Show all lines from the data that include the word "seaborn".

[START OF Extracted material]

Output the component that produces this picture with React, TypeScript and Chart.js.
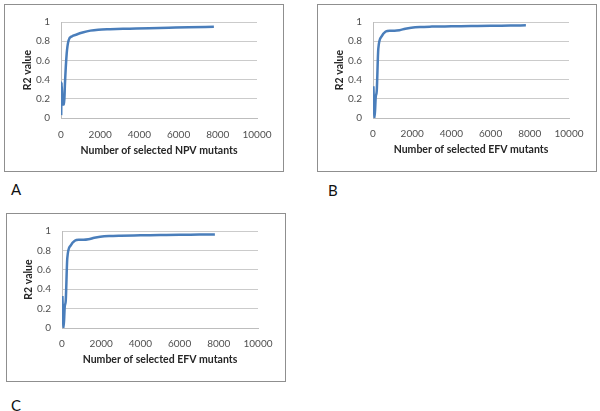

[END OF Extracted material]
[START OF Extracted material]

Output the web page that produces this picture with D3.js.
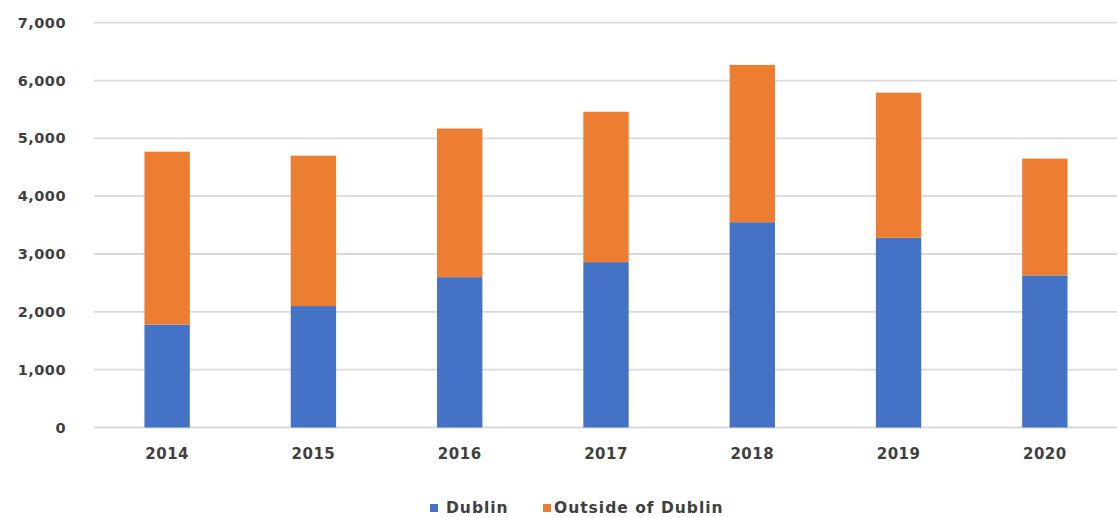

[END OF Extracted material]
[START OF Extracted material]

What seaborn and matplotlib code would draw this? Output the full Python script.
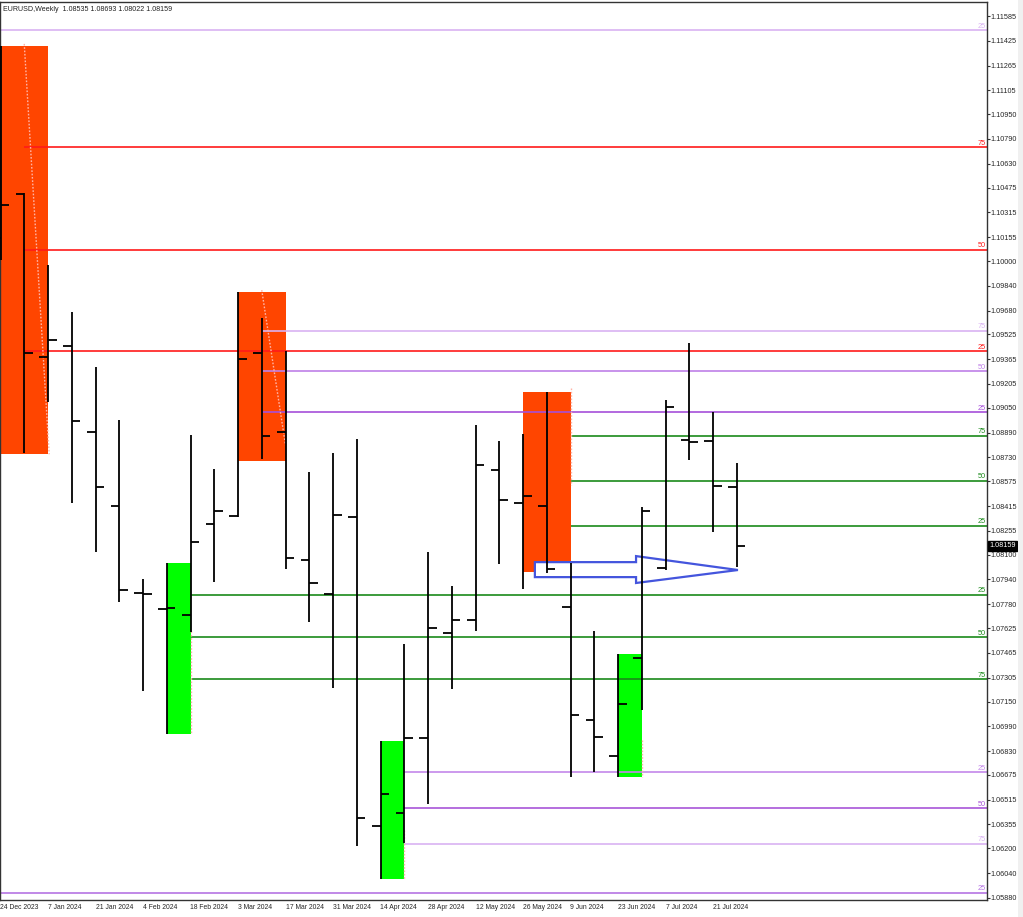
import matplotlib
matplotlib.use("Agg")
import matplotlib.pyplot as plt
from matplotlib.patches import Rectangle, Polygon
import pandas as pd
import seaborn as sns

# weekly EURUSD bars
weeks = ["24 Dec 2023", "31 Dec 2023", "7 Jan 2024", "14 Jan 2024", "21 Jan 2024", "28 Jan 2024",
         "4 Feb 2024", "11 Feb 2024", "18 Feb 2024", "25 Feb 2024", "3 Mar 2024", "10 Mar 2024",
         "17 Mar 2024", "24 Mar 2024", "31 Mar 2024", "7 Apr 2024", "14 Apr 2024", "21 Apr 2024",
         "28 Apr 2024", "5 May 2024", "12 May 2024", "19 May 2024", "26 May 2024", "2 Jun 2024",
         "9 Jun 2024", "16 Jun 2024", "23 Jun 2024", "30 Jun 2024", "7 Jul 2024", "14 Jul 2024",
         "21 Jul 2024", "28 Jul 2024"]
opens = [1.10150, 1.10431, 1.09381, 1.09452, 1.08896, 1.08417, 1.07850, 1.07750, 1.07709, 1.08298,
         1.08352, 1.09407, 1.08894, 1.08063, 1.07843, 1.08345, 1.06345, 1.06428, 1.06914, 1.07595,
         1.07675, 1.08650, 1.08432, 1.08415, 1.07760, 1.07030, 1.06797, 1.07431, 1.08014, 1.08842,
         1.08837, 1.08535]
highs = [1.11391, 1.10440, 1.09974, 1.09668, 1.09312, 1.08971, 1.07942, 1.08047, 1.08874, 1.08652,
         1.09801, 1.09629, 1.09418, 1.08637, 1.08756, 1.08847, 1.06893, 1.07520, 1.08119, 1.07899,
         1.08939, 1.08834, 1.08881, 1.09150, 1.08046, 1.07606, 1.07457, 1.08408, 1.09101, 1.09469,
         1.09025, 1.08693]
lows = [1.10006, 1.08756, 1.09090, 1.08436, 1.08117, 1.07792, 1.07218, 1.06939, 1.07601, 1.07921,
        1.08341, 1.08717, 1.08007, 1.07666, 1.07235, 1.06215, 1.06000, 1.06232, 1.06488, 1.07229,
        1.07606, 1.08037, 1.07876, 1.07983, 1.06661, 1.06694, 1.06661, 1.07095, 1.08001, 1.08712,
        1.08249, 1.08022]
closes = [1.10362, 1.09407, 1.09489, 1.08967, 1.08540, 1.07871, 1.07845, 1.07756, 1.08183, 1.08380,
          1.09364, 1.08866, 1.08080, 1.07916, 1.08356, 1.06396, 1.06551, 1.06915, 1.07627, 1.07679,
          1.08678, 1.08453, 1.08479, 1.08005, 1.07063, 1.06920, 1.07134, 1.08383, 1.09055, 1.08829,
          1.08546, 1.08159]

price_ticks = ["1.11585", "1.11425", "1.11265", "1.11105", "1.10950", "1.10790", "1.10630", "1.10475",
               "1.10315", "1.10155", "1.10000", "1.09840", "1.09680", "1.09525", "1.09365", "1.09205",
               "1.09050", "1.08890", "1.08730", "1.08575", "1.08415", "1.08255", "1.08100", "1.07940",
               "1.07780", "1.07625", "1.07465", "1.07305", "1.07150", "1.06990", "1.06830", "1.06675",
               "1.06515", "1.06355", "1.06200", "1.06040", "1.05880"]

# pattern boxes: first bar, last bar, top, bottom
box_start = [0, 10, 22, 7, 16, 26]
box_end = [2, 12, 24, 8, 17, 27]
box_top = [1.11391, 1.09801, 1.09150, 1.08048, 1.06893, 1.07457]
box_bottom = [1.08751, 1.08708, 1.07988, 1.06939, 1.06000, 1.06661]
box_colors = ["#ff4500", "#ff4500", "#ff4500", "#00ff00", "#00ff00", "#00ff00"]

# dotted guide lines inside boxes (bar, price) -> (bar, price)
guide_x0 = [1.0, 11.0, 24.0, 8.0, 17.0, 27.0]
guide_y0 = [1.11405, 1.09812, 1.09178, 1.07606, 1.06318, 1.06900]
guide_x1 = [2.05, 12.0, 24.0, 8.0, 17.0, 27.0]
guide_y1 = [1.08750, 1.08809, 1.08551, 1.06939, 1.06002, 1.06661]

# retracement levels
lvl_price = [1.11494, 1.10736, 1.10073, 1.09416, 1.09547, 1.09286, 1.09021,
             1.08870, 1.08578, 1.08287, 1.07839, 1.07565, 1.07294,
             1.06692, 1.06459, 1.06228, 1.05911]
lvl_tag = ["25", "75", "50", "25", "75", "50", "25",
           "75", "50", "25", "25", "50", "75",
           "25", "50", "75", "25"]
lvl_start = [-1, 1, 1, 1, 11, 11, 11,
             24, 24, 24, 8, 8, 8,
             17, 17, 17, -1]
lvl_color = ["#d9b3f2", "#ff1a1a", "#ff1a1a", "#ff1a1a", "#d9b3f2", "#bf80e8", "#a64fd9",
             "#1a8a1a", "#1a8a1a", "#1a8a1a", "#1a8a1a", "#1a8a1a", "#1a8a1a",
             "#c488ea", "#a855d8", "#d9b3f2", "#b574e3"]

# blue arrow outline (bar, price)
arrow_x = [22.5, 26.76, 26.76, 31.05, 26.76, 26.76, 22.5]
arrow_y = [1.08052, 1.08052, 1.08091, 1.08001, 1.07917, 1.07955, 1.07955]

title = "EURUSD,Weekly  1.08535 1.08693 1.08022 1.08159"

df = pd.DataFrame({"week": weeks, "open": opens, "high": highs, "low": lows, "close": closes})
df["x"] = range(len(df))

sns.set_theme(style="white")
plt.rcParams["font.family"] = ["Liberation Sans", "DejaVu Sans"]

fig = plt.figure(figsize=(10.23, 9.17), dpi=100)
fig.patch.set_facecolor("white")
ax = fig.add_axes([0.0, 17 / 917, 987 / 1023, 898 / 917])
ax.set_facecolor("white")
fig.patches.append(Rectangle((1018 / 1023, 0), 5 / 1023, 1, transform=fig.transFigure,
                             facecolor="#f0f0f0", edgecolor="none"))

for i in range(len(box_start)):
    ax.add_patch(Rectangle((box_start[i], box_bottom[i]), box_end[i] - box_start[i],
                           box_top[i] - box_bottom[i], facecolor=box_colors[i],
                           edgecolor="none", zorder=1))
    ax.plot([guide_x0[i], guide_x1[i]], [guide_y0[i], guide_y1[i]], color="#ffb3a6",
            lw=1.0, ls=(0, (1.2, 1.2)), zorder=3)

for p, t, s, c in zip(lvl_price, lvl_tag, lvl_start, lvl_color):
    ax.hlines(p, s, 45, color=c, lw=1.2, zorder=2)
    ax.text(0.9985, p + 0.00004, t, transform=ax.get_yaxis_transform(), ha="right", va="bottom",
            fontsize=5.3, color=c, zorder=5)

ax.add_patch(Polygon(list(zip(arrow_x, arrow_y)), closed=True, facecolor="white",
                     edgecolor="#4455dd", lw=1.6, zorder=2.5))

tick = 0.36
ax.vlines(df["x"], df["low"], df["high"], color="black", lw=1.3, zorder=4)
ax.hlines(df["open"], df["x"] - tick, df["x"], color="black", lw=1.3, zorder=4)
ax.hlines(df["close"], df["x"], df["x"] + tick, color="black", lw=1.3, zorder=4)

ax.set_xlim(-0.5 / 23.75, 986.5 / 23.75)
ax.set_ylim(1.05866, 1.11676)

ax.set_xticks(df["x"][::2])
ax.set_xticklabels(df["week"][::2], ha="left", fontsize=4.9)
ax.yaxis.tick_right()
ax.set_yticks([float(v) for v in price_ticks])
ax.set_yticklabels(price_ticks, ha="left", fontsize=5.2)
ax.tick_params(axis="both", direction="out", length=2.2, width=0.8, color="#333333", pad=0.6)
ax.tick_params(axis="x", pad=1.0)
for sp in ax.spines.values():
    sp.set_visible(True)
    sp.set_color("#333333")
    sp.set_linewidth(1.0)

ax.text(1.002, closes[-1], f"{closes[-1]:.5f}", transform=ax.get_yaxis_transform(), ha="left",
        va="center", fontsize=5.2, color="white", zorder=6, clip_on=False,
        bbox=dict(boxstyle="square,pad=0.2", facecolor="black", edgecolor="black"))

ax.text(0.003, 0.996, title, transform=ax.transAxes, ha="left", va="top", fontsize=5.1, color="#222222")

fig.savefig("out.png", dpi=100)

[END OF Extracted material]

▶ Task result:
What seaborn and matplotlib code would draw this? Output the full Python script.
import seaborn as sns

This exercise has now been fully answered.